-------- Recorded data --------

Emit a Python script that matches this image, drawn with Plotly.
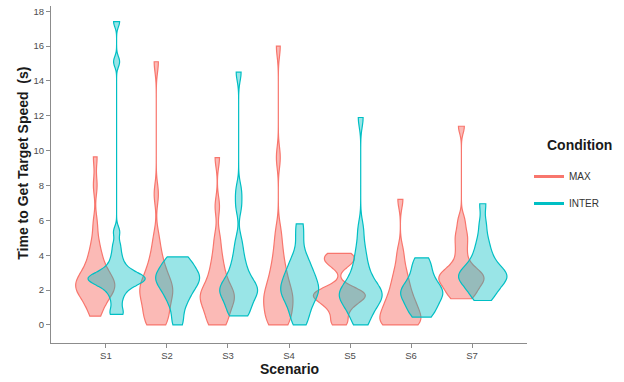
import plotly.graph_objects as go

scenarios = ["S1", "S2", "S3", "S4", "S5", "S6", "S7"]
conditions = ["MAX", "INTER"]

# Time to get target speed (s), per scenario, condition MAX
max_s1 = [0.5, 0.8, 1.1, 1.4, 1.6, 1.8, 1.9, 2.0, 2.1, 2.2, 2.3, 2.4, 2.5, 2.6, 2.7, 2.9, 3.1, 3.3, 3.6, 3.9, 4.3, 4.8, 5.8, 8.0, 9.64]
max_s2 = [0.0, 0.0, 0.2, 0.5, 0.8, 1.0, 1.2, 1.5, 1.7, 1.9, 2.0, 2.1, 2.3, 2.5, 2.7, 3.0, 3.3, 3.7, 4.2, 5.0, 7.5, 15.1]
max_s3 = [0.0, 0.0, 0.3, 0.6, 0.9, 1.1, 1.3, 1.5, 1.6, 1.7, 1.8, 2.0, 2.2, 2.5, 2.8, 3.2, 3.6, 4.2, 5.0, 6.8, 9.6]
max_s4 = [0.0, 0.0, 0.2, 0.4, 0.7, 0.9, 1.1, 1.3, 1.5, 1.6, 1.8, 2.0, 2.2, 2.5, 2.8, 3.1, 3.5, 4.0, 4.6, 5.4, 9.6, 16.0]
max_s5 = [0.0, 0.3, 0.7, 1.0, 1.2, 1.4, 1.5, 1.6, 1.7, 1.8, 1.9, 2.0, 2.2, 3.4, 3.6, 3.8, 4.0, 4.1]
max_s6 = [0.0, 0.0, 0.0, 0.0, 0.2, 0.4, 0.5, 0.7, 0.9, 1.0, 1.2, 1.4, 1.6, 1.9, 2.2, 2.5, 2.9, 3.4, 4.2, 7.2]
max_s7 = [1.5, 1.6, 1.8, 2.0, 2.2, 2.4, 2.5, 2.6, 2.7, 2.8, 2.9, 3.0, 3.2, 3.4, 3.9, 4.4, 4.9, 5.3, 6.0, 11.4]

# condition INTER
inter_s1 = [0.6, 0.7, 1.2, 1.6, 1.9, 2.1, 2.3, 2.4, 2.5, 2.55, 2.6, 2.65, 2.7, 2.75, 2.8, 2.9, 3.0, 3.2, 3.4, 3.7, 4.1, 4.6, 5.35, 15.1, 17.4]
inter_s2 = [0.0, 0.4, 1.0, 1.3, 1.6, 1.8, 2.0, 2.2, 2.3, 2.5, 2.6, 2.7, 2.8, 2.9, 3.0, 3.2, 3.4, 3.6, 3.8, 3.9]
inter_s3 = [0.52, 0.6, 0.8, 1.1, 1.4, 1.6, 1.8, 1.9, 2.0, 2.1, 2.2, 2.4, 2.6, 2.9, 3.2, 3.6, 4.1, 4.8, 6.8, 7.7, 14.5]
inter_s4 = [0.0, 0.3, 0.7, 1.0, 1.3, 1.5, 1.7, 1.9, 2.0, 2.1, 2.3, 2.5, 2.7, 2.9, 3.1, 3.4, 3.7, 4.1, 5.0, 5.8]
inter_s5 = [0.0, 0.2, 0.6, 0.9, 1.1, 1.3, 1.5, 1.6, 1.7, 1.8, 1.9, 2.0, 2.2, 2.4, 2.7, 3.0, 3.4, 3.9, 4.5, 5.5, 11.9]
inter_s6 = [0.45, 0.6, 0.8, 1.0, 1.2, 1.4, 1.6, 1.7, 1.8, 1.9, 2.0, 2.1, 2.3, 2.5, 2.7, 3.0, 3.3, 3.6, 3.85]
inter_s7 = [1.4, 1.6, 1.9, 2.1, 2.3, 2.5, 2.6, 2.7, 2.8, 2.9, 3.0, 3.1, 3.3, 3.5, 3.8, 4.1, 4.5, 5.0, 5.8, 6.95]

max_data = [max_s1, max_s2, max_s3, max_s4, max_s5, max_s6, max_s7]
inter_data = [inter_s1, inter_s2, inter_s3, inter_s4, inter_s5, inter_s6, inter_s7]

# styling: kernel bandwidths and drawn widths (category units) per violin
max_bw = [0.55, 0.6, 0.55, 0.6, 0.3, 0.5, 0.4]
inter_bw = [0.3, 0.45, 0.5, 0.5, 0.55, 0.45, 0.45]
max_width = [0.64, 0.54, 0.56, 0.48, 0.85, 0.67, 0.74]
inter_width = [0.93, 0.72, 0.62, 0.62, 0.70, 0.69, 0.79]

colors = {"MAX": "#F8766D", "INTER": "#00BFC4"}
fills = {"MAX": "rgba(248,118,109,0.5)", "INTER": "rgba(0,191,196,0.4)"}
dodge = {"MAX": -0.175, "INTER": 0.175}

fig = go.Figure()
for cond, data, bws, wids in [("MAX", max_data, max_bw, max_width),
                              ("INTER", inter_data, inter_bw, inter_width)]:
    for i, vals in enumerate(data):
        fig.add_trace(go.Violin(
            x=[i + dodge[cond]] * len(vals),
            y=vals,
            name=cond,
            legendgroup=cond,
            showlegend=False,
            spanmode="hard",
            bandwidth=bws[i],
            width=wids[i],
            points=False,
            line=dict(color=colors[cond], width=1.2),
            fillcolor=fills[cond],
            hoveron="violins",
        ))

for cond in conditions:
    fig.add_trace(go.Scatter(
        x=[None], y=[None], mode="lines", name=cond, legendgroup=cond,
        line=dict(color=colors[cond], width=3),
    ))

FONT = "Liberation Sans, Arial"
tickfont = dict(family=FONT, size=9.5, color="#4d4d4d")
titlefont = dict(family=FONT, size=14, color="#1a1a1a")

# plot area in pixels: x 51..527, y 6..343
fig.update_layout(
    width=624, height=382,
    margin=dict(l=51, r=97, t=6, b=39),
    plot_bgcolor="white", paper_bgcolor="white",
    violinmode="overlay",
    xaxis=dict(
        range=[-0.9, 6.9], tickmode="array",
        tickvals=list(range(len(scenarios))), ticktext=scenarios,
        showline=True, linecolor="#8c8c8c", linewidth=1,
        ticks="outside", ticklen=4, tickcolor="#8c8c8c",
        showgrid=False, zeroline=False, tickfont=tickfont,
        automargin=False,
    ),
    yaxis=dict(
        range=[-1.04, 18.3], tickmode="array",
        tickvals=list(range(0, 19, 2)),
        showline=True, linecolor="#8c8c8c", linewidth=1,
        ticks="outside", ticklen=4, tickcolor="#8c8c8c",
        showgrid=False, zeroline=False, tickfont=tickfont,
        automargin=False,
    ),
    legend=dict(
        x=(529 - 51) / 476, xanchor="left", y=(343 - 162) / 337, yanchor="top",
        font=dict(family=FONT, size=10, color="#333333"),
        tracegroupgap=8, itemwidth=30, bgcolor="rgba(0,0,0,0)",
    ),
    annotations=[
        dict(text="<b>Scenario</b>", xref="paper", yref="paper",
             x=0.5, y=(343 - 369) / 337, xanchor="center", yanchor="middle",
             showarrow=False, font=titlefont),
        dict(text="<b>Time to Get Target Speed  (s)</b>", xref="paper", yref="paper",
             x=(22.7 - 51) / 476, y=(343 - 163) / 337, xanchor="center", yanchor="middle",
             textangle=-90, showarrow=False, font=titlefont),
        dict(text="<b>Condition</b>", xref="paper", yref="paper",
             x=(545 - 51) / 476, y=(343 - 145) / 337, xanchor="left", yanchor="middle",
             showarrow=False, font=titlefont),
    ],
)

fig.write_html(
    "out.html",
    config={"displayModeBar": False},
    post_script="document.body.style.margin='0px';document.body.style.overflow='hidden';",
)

--------

◆ **Short problem**:
Give again, exactly, the lines from the start of the data through the one holding "5.3, 6.0, 11.4]"; omit the pictures.

◆ **The result**:
Emit a Python script that matches this image, drawn with Plotly.
import plotly.graph_objects as go

scenarios = ["S1", "S2", "S3", "S4", "S5", "S6", "S7"]
conditions = ["MAX", "INTER"]

# Time to get target speed (s), per scenario, condition MAX
max_s1 = [0.5, 0.8, 1.1, 1.4, 1.6, 1.8, 1.9, 2.0, 2.1, 2.2, 2.3, 2.4, 2.5, 2.6, 2.7, 2.9, 3.1, 3.3, 3.6, 3.9, 4.3, 4.8, 5.8, 8.0, 9.64]
max_s2 = [0.0, 0.0, 0.2, 0.5, 0.8, 1.0, 1.2, 1.5, 1.7, 1.9, 2.0, 2.1, 2.3, 2.5, 2.7, 3.0, 3.3, 3.7, 4.2, 5.0, 7.5, 15.1]
max_s3 = [0.0, 0.0, 0.3, 0.6, 0.9, 1.1, 1.3, 1.5, 1.6, 1.7, 1.8, 2.0, 2.2, 2.5, 2.8, 3.2, 3.6, 4.2, 5.0, 6.8, 9.6]
max_s4 = [0.0, 0.0, 0.2, 0.4, 0.7, 0.9, 1.1, 1.3, 1.5, 1.6, 1.8, 2.0, 2.2, 2.5, 2.8, 3.1, 3.5, 4.0, 4.6, 5.4, 9.6, 16.0]
max_s5 = [0.0, 0.3, 0.7, 1.0, 1.2, 1.4, 1.5, 1.6, 1.7, 1.8, 1.9, 2.0, 2.2, 3.4, 3.6, 3.8, 4.0, 4.1]
max_s6 = [0.0, 0.0, 0.0, 0.0, 0.2, 0.4, 0.5, 0.7, 0.9, 1.0, 1.2, 1.4, 1.6, 1.9, 2.2, 2.5, 2.9, 3.4, 4.2, 7.2]
max_s7 = [1.5, 1.6, 1.8, 2.0, 2.2, 2.4, 2.5, 2.6, 2.7, 2.8, 2.9, 3.0, 3.2, 3.4, 3.9, 4.4, 4.9, 5.3, 6.0, 11.4]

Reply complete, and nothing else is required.